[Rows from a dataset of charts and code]
---+---

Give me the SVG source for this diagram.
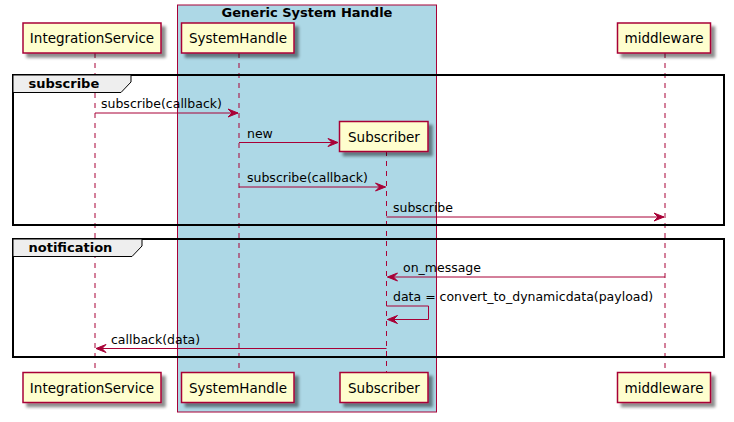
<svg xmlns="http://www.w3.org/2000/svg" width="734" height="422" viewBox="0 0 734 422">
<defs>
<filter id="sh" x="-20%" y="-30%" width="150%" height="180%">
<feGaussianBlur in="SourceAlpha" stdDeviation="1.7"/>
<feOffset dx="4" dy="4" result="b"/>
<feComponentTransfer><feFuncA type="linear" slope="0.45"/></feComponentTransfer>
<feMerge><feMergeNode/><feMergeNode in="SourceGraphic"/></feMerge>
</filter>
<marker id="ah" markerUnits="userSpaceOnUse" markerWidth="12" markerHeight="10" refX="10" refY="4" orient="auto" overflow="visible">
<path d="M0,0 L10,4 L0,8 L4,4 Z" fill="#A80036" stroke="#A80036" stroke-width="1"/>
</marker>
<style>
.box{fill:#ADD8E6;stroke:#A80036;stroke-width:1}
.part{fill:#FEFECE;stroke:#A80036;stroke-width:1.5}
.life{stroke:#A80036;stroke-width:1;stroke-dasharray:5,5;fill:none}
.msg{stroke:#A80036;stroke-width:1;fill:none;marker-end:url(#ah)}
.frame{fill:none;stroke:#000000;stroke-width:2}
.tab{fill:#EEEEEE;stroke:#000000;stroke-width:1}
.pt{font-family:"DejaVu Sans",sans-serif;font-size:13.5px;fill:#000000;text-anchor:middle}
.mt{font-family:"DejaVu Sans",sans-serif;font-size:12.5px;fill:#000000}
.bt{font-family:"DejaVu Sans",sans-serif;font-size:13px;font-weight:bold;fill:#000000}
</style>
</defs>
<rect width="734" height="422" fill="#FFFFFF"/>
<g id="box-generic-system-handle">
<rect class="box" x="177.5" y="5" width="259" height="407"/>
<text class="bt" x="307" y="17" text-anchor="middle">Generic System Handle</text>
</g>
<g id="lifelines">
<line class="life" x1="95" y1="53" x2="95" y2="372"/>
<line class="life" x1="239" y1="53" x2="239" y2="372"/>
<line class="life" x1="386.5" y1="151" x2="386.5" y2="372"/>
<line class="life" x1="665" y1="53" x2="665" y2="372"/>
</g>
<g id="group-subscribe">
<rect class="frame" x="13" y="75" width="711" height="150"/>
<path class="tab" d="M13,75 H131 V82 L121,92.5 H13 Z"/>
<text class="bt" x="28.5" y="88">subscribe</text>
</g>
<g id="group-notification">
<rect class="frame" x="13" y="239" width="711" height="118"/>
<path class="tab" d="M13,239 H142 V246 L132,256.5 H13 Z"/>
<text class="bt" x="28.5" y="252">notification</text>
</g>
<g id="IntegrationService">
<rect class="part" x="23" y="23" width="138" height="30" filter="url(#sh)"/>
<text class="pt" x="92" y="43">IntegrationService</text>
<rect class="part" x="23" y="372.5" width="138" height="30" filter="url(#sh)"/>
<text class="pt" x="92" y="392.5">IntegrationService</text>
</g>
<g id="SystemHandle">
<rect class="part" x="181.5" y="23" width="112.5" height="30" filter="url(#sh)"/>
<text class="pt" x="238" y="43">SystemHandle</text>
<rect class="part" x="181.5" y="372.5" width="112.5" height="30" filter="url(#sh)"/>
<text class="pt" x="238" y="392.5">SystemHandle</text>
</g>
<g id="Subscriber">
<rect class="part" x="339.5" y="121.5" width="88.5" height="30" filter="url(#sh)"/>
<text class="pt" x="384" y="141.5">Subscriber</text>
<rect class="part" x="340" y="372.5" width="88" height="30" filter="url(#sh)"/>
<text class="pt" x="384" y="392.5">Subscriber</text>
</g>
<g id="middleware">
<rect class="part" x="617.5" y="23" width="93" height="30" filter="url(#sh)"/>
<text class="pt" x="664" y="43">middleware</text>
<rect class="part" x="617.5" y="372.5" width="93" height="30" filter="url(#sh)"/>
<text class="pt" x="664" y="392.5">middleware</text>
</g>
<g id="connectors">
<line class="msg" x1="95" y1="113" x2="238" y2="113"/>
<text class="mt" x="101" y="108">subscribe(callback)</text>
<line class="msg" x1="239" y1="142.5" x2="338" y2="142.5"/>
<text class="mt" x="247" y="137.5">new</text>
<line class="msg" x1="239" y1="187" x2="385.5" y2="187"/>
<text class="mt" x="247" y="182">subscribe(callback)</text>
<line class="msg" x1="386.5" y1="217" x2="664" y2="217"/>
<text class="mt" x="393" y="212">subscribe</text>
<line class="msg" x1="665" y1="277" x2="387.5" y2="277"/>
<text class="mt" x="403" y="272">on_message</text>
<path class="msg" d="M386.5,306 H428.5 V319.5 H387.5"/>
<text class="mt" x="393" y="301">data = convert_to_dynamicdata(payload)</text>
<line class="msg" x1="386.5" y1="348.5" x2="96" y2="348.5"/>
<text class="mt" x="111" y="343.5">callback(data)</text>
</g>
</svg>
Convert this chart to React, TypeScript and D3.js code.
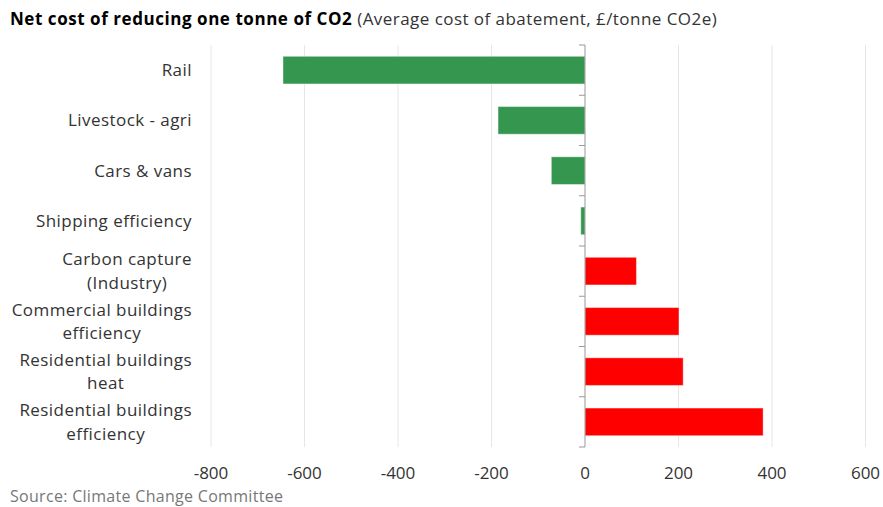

---+---

§ **Task goal**: Omit all pictures while transcribing the entries verbatim.

§ **Solution for this problem**:
Give me the SVG source for this diagram.
<svg xmlns="http://www.w3.org/2000/svg" width="734" height="422" viewBox="0 0 734 422">
<defs>
<filter id="sh" x="-20%" y="-30%" width="150%" height="180%">
<feGaussianBlur in="SourceAlpha" stdDeviation="1.7"/>
<feOffset dx="4" dy="4" result="b"/>
<feComponentTransfer><feFuncA type="linear" slope="0.45"/></feComponentTransfer>
<feMerge><feMergeNode/><feMergeNode in="SourceGraphic"/></feMerge>
</filter>
<marker id="ah" markerUnits="userSpaceOnUse" markerWidth="12" markerHeight="10" refX="10" refY="4" orient="auto" overflow="visible">
<path d="M0,0 L10,4 L0,8 L4,4 Z" fill="#A80036" stroke="#A80036" stroke-width="1"/>
</marker>
<style>
.box{fill:#ADD8E6;stroke:#A80036;stroke-width:1}
.part{fill:#FEFECE;stroke:#A80036;stroke-width:1.5}
.life{stroke:#A80036;stroke-width:1;stroke-dasharray:5,5;fill:none}
.msg{stroke:#A80036;stroke-width:1;fill:none;marker-end:url(#ah)}
.frame{fill:none;stroke:#000000;stroke-width:2}
.tab{fill:#EEEEEE;stroke:#000000;stroke-width:1}
.pt{font-family:"DejaVu Sans",sans-serif;font-size:13.5px;fill:#000000;text-anchor:middle}
.mt{font-family:"DejaVu Sans",sans-serif;font-size:12.5px;fill:#000000}
.bt{font-family:"DejaVu Sans",sans-serif;font-size:13px;font-weight:bold;fill:#000000}
</style>
</defs>
<rect width="734" height="422" fill="#FFFFFF"/>
<g id="box-generic-system-handle">
<rect class="box" x="177.5" y="5" width="259" height="407"/>
<text class="bt" x="307" y="17" text-anchor="middle">Generic System Handle</text>
</g>
<g id="lifelines">
<line class="life" x1="95" y1="53" x2="95" y2="372"/>
<line class="life" x1="239" y1="53" x2="239" y2="372"/>
<line class="life" x1="386.5" y1="151" x2="386.5" y2="372"/>
<line class="life" x1="665" y1="53" x2="665" y2="372"/>
</g>
<g id="group-subscribe">
<rect class="frame" x="13" y="75" width="711" height="150"/>
<path class="tab" d="M13,75 H131 V82 L121,92.5 H13 Z"/>
<text class="bt" x="28.5" y="88">subscribe</text>
</g>
<g id="group-notification">
<rect class="frame" x="13" y="239" width="711" height="118"/>
<path class="tab" d="M13,239 H142 V246 L132,256.5 H13 Z"/>
<text class="bt" x="28.5" y="252">notification</text>
</g>
<g id="IntegrationService">
<rect class="part" x="23" y="23" width="138" height="30" filter="url(#sh)"/>
<text class="pt" x="92" y="43">IntegrationService</text>
<rect class="part" x="23" y="372.5" width="138" height="30" filter="url(#sh)"/>
<text class="pt" x="92" y="392.5">IntegrationService</text>
</g>
<g id="SystemHandle">
<rect class="part" x="181.5" y="23" width="112.5" height="30" filter="url(#sh)"/>
<text class="pt" x="238" y="43">SystemHandle</text>
<rect class="part" x="181.5" y="372.5" width="112.5" height="30" filter="url(#sh)"/>
<text class="pt" x="238" y="392.5">SystemHandle</text>
</g>
<g id="Subscriber">
<rect class="part" x="339.5" y="121.5" width="88.5" height="30" filter="url(#sh)"/>
<text class="pt" x="384" y="141.5">Subscriber</text>
<rect class="part" x="340" y="372.5" width="88" height="30" filter="url(#sh)"/>
<text class="pt" x="384" y="392.5">Subscriber</text>
</g>
<g id="middleware">
<rect class="part" x="617.5" y="23" width="93" height="30" filter="url(#sh)"/>
<text class="pt" x="664" y="43">middleware</text>
<rect class="part" x="617.5" y="372.5" width="93" height="30" filter="url(#sh)"/>
<text class="pt" x="664" y="392.5">middleware</text>
</g>
<g id="connectors">
<line class="msg" x1="95" y1="113" x2="238" y2="113"/>
<text class="mt" x="101" y="108">subscribe(callback)</text>
<line class="msg" x1="239" y1="142.5" x2="338" y2="142.5"/>
<text class="mt" x="247" y="137.5">new</text>
<line class="msg" x1="239" y1="187" x2="385.5" y2="187"/>
<text class="mt" x="247" y="182">subscribe(callback)</text>
<line class="msg" x1="386.5" y1="217" x2="664" y2="217"/>
<text class="mt" x="393" y="212">subscribe</text>
<line class="msg" x1="665" y1="277" x2="387.5" y2="277"/>
<text class="mt" x="403" y="272">on_message</text>
<path class="msg" d="M386.5,306 H428.5 V319.5 H387.5"/>
<text class="mt" x="393" y="301">data = convert_to_dynamicdata(payload)</text>
<line class="msg" x1="386.5" y1="348.5" x2="96" y2="348.5"/>
<text class="mt" x="111" y="343.5">callback(data)</text>
</g>
</svg>
Convert this chart to React, TypeScript and D3.js code.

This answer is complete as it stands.